The day will close with Professor Polly Arnold, the Crum Brown Chair of Chemistry and winner of the Rosalind Franklin Award, introducing the short film, A Chemical Imbalance before taking part in a discussion panel.
All three events are free and open to all so taking part in Ada Lovelace Day is as as easy as 1,2,3.
You can book to attend one session, two sessions or all three.
1. Talks and Fun Science/Tech activities in Room 1206C James Clerk Maxwell Building
- 11am to 11.10am – Housekeeping and welcome from Melissa Highton, Assistant Principal for Online Learning.
- 11.10am to 12pm – Ten minute talks.
- Talk on Byte Size Bioinformatics – Dr. Heleen Plaisier and Dr. Daniel Barker.

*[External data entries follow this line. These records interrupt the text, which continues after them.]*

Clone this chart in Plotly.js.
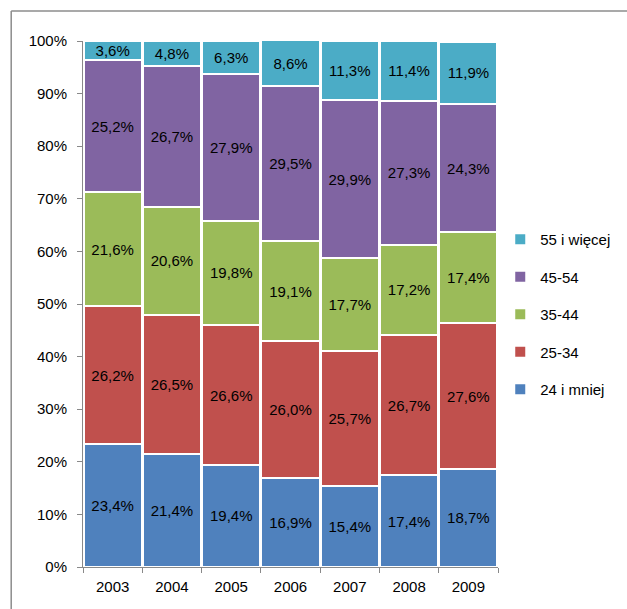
<!DOCTYPE html>
<html>
<head>
<meta charset="utf-8">
<script src="https://cdn.plot.ly/plotly-3.0.1.min.js"></script>
<style>html,body{margin:0;padding:0;background:#fff;}</style>
</head>
<body>
<div id="chart" style="width:627px;height:609px;"></div>
<script>
const years = ['2003','2004','2005','2006','2007','2008','2009'];
const s24 = [23.4, 21.4, 19.4, 16.9, 15.4, 17.4, 18.7];
const s25 = [26.2, 26.5, 26.6, 26.0, 25.7, 26.7, 27.6];
const s35 = [21.6, 20.6, 19.8, 19.1, 17.7, 17.2, 17.4];
const s45 = [25.2, 26.7, 27.9, 29.5, 29.9, 27.3, 24.3];
const s55 = [3.6, 4.8, 6.3, 8.6, 11.3, 11.4, 11.9];
const names = ['24 i mniej', '25-34', '35-44', '45-54', '55 i więcej'];
const colors = ['#4F81BD', '#C0504D', '#9BBB59', '#8064A2', '#4BACC6'];
const series = [s24, s25, s35, s45, s55];

const FONT = '"Liberation Sans", Arial, sans-serif';
const fmt = v => v.toFixed(1).replace('.', ',') + '%';

const traces = series.map((vals, i) => ({
  type: 'bar',
  name: names[i],
  x: years,
  y: vals,
  text: vals.map(fmt),
  textposition: 'inside',
  insidetextanchor: 'middle',
  textangle: 0,
  constraintext: 'none',
  textfont: {family: FONT, size: 15, color: '#000'},
  marker: {color: colors[i], line: {color: '#ffffff', width: 2}},
  legendgroup: 'g' + i,
  legendrank: 100 - i,
  hoverinfo: 'skip'
}));

const layout = {
  width: 627, height: 609,
  margin: {l: 83, r: 128, t: 41, b: 42},
  barmode: 'stack',
  bargap: 0.02,
  paper_bgcolor: '#ffffff',
  plot_bgcolor: '#ffffff',
  font: {family: FONT, size: 15, color: '#000'},
  uniformtext: {minsize: 15, mode: 'show'},
  xaxis: {
    type: 'category',
    showgrid: false,
    showline: true, linecolor: '#898989', linewidth: 1,
    ticks: 'outside', tickson: 'boundaries', ticklen: 5, tickcolor: '#898989',
    ticklabelstandoff: 6,
    tickfont: {family: FONT, size: 15, color: '#000'},
    zeroline: false
  },
  yaxis: {
    range: [0, 100],
    dtick: 10,
    ticksuffix: '%',
    showgrid: false,
    showline: true, linecolor: '#898989', linewidth: 1,
    ticks: 'outside', ticklen: 5, tickcolor: '#898989',
    ticklabelstandoff: 7,
    tickfont: {family: FONT, size: 15, color: '#000'},
    zeroline: false
  },
  legend: {
    x: 1.003, xanchor: 'left',
    y: 0.48, yanchor: 'middle',
    bgcolor: 'rgba(0,0,0,0)',
    traceorder: 'grouped',
    tracegroupgap: 15,
    font: {family: FONT, size: 15, color: '#000'},
    itemwidth: 30
  },
  showlegend: true,
  shapes: [
    {type: 'line', xref: 'paper', yref: 'paper', x0: -0.173, x1: 1.4, y0: 1.057, y1: 1.057,
     line: {color: '#8c8c8c', width: 1.5}, layer: 'below'},
    {type: 'line', xref: 'paper', yref: 'paper', x0: -0.173, x1: -0.173, y0: 1.057, y1: -0.2,
     line: {color: '#8c8c8c', width: 1.5}, layer: 'below'}
  ]
};

Plotly.newPlot('chart', traces, layout, {displayModeBar: false, staticPlot: true});
</script>
</body>
</html>
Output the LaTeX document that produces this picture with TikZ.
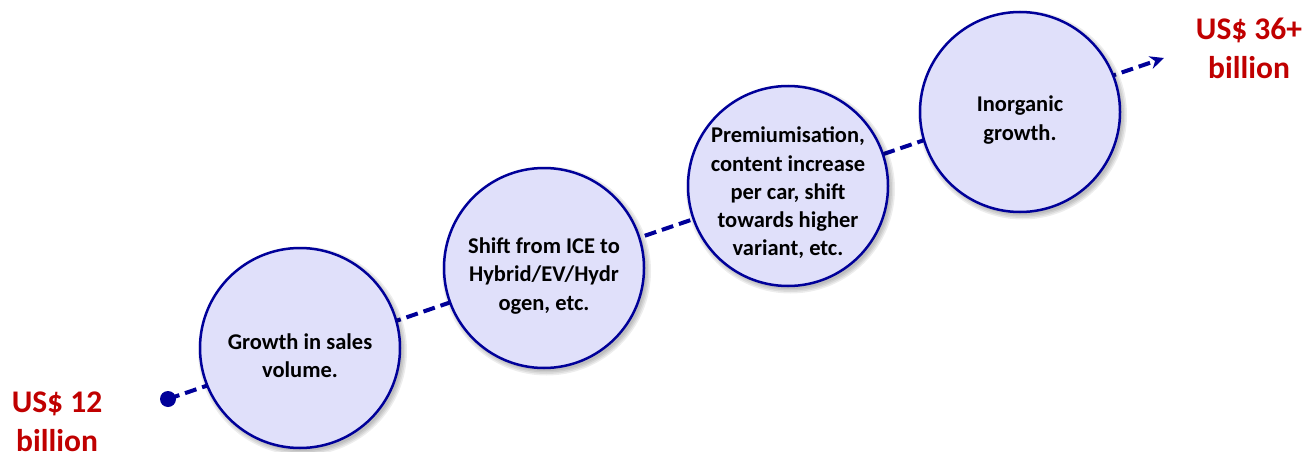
\documentclass[tikz,border=0pt]{standalone}
\usepackage{fontspec}
\setmainfont{Carlito}
\usetikzlibrary{arrows.meta}
\definecolor{ringblue}{RGB}{0,0,153}
\definecolor{discfill}{RGB}{224,224,250}
\definecolor{valred}{RGB}{192,0,0}
\begin{document}
\begin{tikzpicture}[x=1pt,y=-1pt,
  stage/.style={circle, draw=ringblue, line width=2.5pt, fill=discfill,
                minimum size=200pt, inner sep=0pt},
  stagetext/.style={align=center, text=black,
                    font=\fontsize{22.5}{28.3}\selectfont\bfseries},
  value/.style={align=center, text=valred,
                font=\fontsize{31.5}{39}\selectfont\bfseries},
  trend/.style={draw=ringblue, line width=4pt, dash pattern=on 12pt off 6pt},
  softshadow/.style={fill=black, opacity=0.07}
]
\useasboundingbox (0,0) rectangle (1314,452);

% centres of the four stages
\coordinate (p1) at (300,348);
\coordinate (p2) at (544,268);
\coordinate (p3) at (788,186);
\coordinate (p4) at (1020,112);

% growth trend line from start value to end value
\node[circle, fill=ringblue, minimum size=16pt, inner sep=0pt] (start) at (168,399) {};
\coordinate (finish) at (1164,58);
\draw[trend, -{Stealth[length=14pt, width=13pt]}] (start.center) -- (finish);

% soft shadows under the discs
\foreach \p in {p1,p2,p3,p4}{
  \foreach \r in {100,101.5,103,104.5}{
    \fill[softshadow] ([shift={(2.5,3)}]\p) circle (\r);
  }
}

% stage discs
\node[stage] (c1) at (p1) {};
\node[stage] (c2) at (p2) {};
\node[stage] (c3) at (p3) {};
\node[stage] (c4) at (p4) {};

\node[stagetext, yshift=-8pt] (t1) at (c1.center) {Growth in sales\\volume.};
\node[stagetext, yshift=-8pt] (t2) at (c2.center) {Shift from ICE to\\Hybrid/EV/Hydr\\ogen, etc.};
\node[stagetext, yshift=-7pt] (t3) at (c3.center) {Premiumisation,\\content increase\\per car, shift\\towards higher\\variant, etc.};
\node[stagetext, yshift=-8pt] (t4) at (c4.center) {Inorganic\\growth.};

% start and end values
\node[value] (v0) at (57,422) {US\$ 12\\billion};
\node[value] (v1) at (1249,48) {US\$ 36+\\billion};
\end{tikzpicture}
\end{document}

- Dr. Michael Seery – Talk on Wikipedia and the Letter of 19; the fight for acceptance of British Women Chemists.
- Stewart Cromar – Update on the Lego Ada Lovelace project.
- Clare Button – The Noreen and Kenneth Murray Archives.

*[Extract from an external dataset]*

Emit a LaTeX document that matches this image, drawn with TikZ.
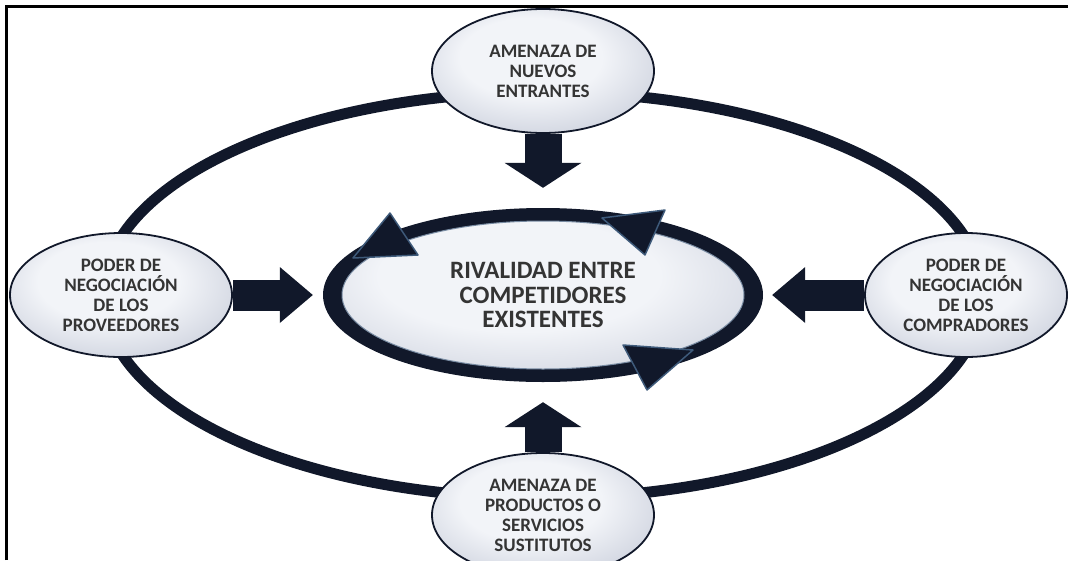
\documentclass[tikz,border=0pt]{standalone}
\usepackage{fontspec}
\setmainfont{Carlito}
\usetikzlibrary{arrows.meta,shapes.geometric,backgrounds}

\definecolor{navy}{RGB}{17,24,42}
\definecolor{rimblue}{RGB}{62,90,122}
\definecolor{glossin}{RGB}{242,244,248}
\definecolor{glossmid}{RGB}{200,205,218}
\definecolor{glossout}{RGB}{98,106,130}
\definecolor{labelgray}{RGB}{52,52,52}
\pgfdeclareradialshading{glossy}{\pgfpoint{-4bp}{8bp}}{color(0bp)=(glossin); color(16bp)=(glossin); color(34bp)=(glossmid); color(50bp)=(glossout)}

\begin{document}
\begin{tikzpicture}[x=1pt,y=1pt,node distance=224pt]
        \tikzstyle{every node}=[text=labelgray,align=center]
        \tikzstyle{force}=[ellipse,draw=navy,line width=1.8pt,shading=glossy,inner sep=1pt,
            minimum width=222pt,minimum height=124pt,font=\fontsize{19}{20}\selectfont\bfseries]
        \tikzstyle{rivalring}=[ellipse,fill=navy,minimum width=440pt,minimum height=174pt,
            font=\fontsize{25}{24.5}\selectfont\bfseries,
            path picture={\shade[shading=glossy] (path picture bounding box.center) ellipse [x radius=201pt,y radius=74pt];
                \draw[rimblue!70,line width=1pt] (path picture bounding box.center) ellipse [x radius=201pt,y radius=74pt];}]
        \tikzstyle{harrow}=[line width=31pt,navy,-{Triangle[length=33pt,width=56pt,line width=0pt]}]
        \tikzstyle{varrow}=[line width=37pt,navy,-{Triangle[length=25pt,width=77pt,line width=0pt]}]
        \tikzstyle{spin}=[fill=navy,draw=rimblue,line width=1.5pt,line join=round]
        \useasboundingbox (0,0) rectangle (1068,-560);

        \node[rivalring] (rival)       at (543,-295)                       {RIVALIDAD ENTRE\\COMPETIDORES\\EXISTENTES};
        \node[force]     (nuevos)      [above of=rival]                    {AMENAZA DE\\NUEVOS\\ENTRANTES};
        \node[force]     (sustitutos)  [below of=rival, node distance=220pt] {AMENAZA DE\\PRODUCTOS O\\SERVICIOS\\SUSTITUTOS};
        \node[force]     (proveedores) [left of=rival, node distance=422pt]  {PODER DE\\NEGOCIACIÓN\\DE LOS\\PROVEEDORES};
        \node[force, minimum width=202pt] (compradores) [right of=rival, node distance=423pt] {PODER DE\\NEGOCIACIÓN\\DE LOS\\COMPRADORES};

        % frame, ring and block arrows behind the nodes
        \begin{scope}[on background layer]
            \draw[line width=3pt] (6,-560) -- (6,-6) -- (1068,-6);
            \draw[navy,line width=11pt] (rival.center) ellipse [x radius=440pt,y radius=203pt];
            \draw[varrow] (nuevos.south)      -- ([yshift=20pt]rival.north);
            \draw[varrow] (sustitutos.north)  -- ([yshift=-20pt]rival.south);
            \draw[harrow] (proveedores.east)  -- ([xshift=-10pt]rival.west);
            \draw[harrow] (compradores.west)  -- ([xshift=9pt]rival.east);
        \end{scope}

        % turning arrowheads on the rivalry ring
        \draw[spin] (390,-213) -- (353,-258) -- (418,-255) -- cycle;
        \draw[spin] (602,-218) -- (665,-210) -- (645,-255) -- cycle;
        \draw[spin] (623,-345) -- (693,-350) -- (647,-390) -- cycle;
    \end{tikzpicture}
\end{document}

- Various – Elevator Pitches for the afternoon activities.
- 12pm to 2pm. – Fun drop-in Activities
- Raspberry Pi for Bioinformatics activity.
- Crystallographic activity.
- Knitting graphene activity.
- Colour in design activity.
- Metadata Games – version 2.0
- Histropedia timelines activity.
Book here to attend the talks and fun science/tech activities.
2. The Wikipedia editathon in Room 4325C James Clerk Maxwell Building
- 2pm to 3pm – Wikipedia training.
- 3pm to 4.45pm – Editing (see suggested worklist of articles to create/improve below).
- 4.45pm to 5pm – Transferring to Wikipedia’s live space.
Book here to attend the editathon.
How do I prepare? for the editathon?
- Sign up for the event
- Create a Wikipedia account
- Bring a laptop (wi-fi will be provided)
- Learn about editing if you like. there is a fun Wikipedia Adventure that takes 45-60 mins at home and leads you by the hand through the main guidelines and how to use the Source Editor. Then on the day, we will introduce you to the new improved Visual Editor interface which has made editing Wikipedia “easy“, “fun“, “really intuitive” and “addictive as hell“.
- Think about what you would like to edit – there are some suggested articles to create/improve below.
- Consult the Manual of Style for Biographies on Wikipedia
3. Film screening and panel discussion in James Clerk Maxwell Building – Lecture Theatre B
5:15pm to 6:15pm – A Chemical Imbalance – film screening and discussion with Professor Polly L Arnold, Crum Brown Chair of Chemistry.
‘Breakdown on evening programme (subject to alteration):’
- 5pm to 5.15pm – Housekeeping and Welcome.
- 5.15pm to 5.30pm – Introduction from Polly Arnold.
- 5.30pm to 5.45pm – Screening of ‘A Chemical Imbalance’.
- 5.45pm to 6.15pm – Panel discussion chaired by Anne-Marie Scott, Head of Digital Learning and Applications at the University of Edinburgh.
- 6.15pm – Close.
‘A Chemical Imbalance‘ is a short documentary film and book that ask why Edinburgh has such a long history of successful female chemists, and why women are still under-represented in all science fields. Following the film, Anne-Marie Scott will chair a panel discussion of the issues raised in the film; namely the low participation of Women in STEM fields and equality in the workplace.
The confirmed panelists are:
- Professor Polly Arnold, the Crum Brown Chair of Chemistry and winner of the Rosalind Franklin Award.
- Professor Jane Norman FMedSci, FRSE, Professor of Maternal and Fetal Health, Deputy Director Centre for Reproductive Health, University of Edinburgh.
- Dr Carole A Morrison, Reader in Structural Chemistry at the University of Edinburgh.
Book here to attend the film screening and discussion panel.
It promises to be a great day so come along to learn about how Wikipedia works and contribute a greater understanding of Women in STEM!